Her comments showed a sharp shift from just one day earlier, when she
reiterated a plan to use
massive infrastructure investments as economic stimulus. While President Donald Trump has endorsed that approach, congressional Republicans have been wary. Jobs numbers on Thursday and Friday may have prompted the focus on a narrower measure.
"While I'm very much in favor of doing some of the things that we need to
do to meet the needs — clean water,
more broadband and the rest of that — that may have to be for a bill beyond this," Pelosi said in a CNBC interview Friday.
"Right now, we need a fourth bipartisan bill. And I think the bill could be very much like the bill we just passed," she added, referring to
the measure Trump signed March 27 with over $2 trillion in relief. "I would like to go right back and say, let's look at that bill, let's update it for what some other things that we need, and again, put money in the pockets of the American people."
The speaker called for more rounds of
direct payments to most Americans, as both relief and a stimulus for consumer spending, along with a longer extension of boosted
unemployment insurance benefits — from the four months in the recent bill to six months.

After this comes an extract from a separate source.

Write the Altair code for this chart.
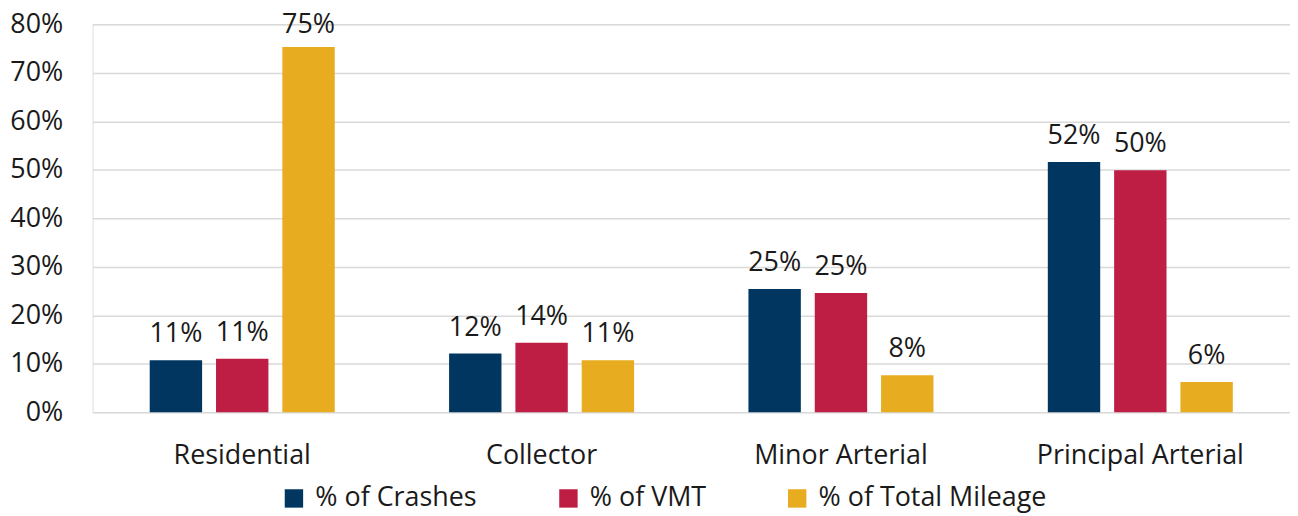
import altair as alt
import pandas as pd

categories = ["Residential", "Collector", "Minor Arterial", "Principal Arterial"]
series = ["% of Crashes", "% of VMT", "% of Total Mileage"]
crashes = [0.107, 0.121, 0.254, 0.516]
vmt = [0.110, 0.143, 0.246, 0.499]
mileage = [0.753, 0.107, 0.076, 0.062]
colors = ["#00365F", "#BE1E43", "#E8AC21"]
y_ticks = [0, 0.1, 0.2, 0.3, 0.4, 0.5, 0.6, 0.7, 0.8]

rows = []
for s, vals in zip(series, [crashes, vmt, mileage]):
    for c, v in zip(categories, vals):
        rows.append({"category": c, "series": s, "value": v})
df = pd.DataFrame(rows)

FONT = "Open Sans"
TXT = "#1a1a1a"
FS = 27

x = alt.X("category:N", sort=categories, title=None,
          scale=alt.Scale(paddingInner=0.382, paddingOuter=0.191),
          axis=alt.Axis(labelAngle=0, labelFontSize=FS, labelFont=FONT, labelColor=TXT,
                        labelPadding=31, labelLimit=400, ticks=False, domain=False, grid=False))
xo = alt.XOffset("series:N", sort=series,
                 scale=alt.Scale(paddingInner=0.21, paddingOuter=0))
y = alt.Y("value:Q", title=None,
          scale=alt.Scale(domain=[0, 0.8], nice=False),
          axis=alt.Axis(values=y_ticks, format=".0%", labelFontSize=FS, labelFont=FONT,
                        labelColor=TXT, labelPadding=30, ticks=False, domain=False,
                        gridColor="#D9D9D9", gridWidth=1.5))
color = alt.Color("series:N", sort=series, title=None,
                  scale=alt.Scale(domain=series, range=colors),
                  legend=alt.Legend(orient="none", legendX=189, legendY=463,
                                    direction="horizontal", symbolType="square",
                                    symbolSize=342, symbolStrokeWidth=0,
                                    labelFontSize=FS, labelFont=FONT, labelColor=TXT,
                                    labelOffset=8, columnPadding=78, labelLimit=400))

base = alt.Chart(df)
bars = base.mark_bar().encode(x=x, xOffset=xo, y=y, color=color)
# labels sit above bars; the tallest is held just inside the top edge, as in the original
labels = base.transform_calculate(
    label_pos="min(datum.value, 0.745)"
).mark_text(baseline="bottom", dy=-12, fontSize=FS, font=FONT, color=TXT).encode(
    x=alt.X("category:N", sort=categories),
    xOffset=alt.XOffset("series:N", sort=series),
    y=alt.Y("label_pos:Q"),
    text=alt.Text("value:Q", format=".0%"),
)

chart = (bars + labels).properties(
    width=1204, height=390,
    autosize=alt.AutoSizeParams(type="none"),
    padding={"left": 85, "top": 15, "right": 0, "bottom": 100},
).configure_view(stroke=None).configure(background="white")

chart.save("out.html", embed_options={"renderer": "svg", "actions": False})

She called for an extension of the latest law's Paycheck Protection Program, which provides partially forgivable loans to small and midsize businesses that keep paying their workers. She also wanted more mortgage forbearance and further temporary limits on evictions. And she urged more funding for the District of Columbia, which received less funding than any state despite having more residents than two states.
In terms of new policies, Pelosi again mentioned an
occupational safety standard for front-line health care workers and ensuring cost-free treatment for coronavirus patients. She has also consistently sought
assistance for multiemployer pension plans at risk of insolvency.
Pelosi suggested such a relief package could move quickly through Congress. Both chambers plan to return to Washington on April 20.
"We don't need a long time to figure out what we need to do next," she said. "We know. And we have a model."
Republican leaders in Congress have sought to pump the brakes on another big response, calling for time to gauge the impact of the massive relief bill that became law last month.
"The speaker is talking about a fourth bill. I do not think that is appropriate at this time. We just passed three bills," House Minority Leader Kevin McCarthy, R-Calif., told reporters Thursday. "The focus of the House needs to be right now, how do we implement [them and] make sure we get it right. This is a great deal of money."
Senate Majority Leader Mitch McConnell, R-Ky., sounded a similar note during an interview Tuesday with conservative radio host Hugh Hewitt.
"We need to see what the effect of the current bill is," McConnell said, adding that he's "not going to allow this to be an opportunity for the Democrats to achieve unrelated policy items that they would not otherwise be able to pass."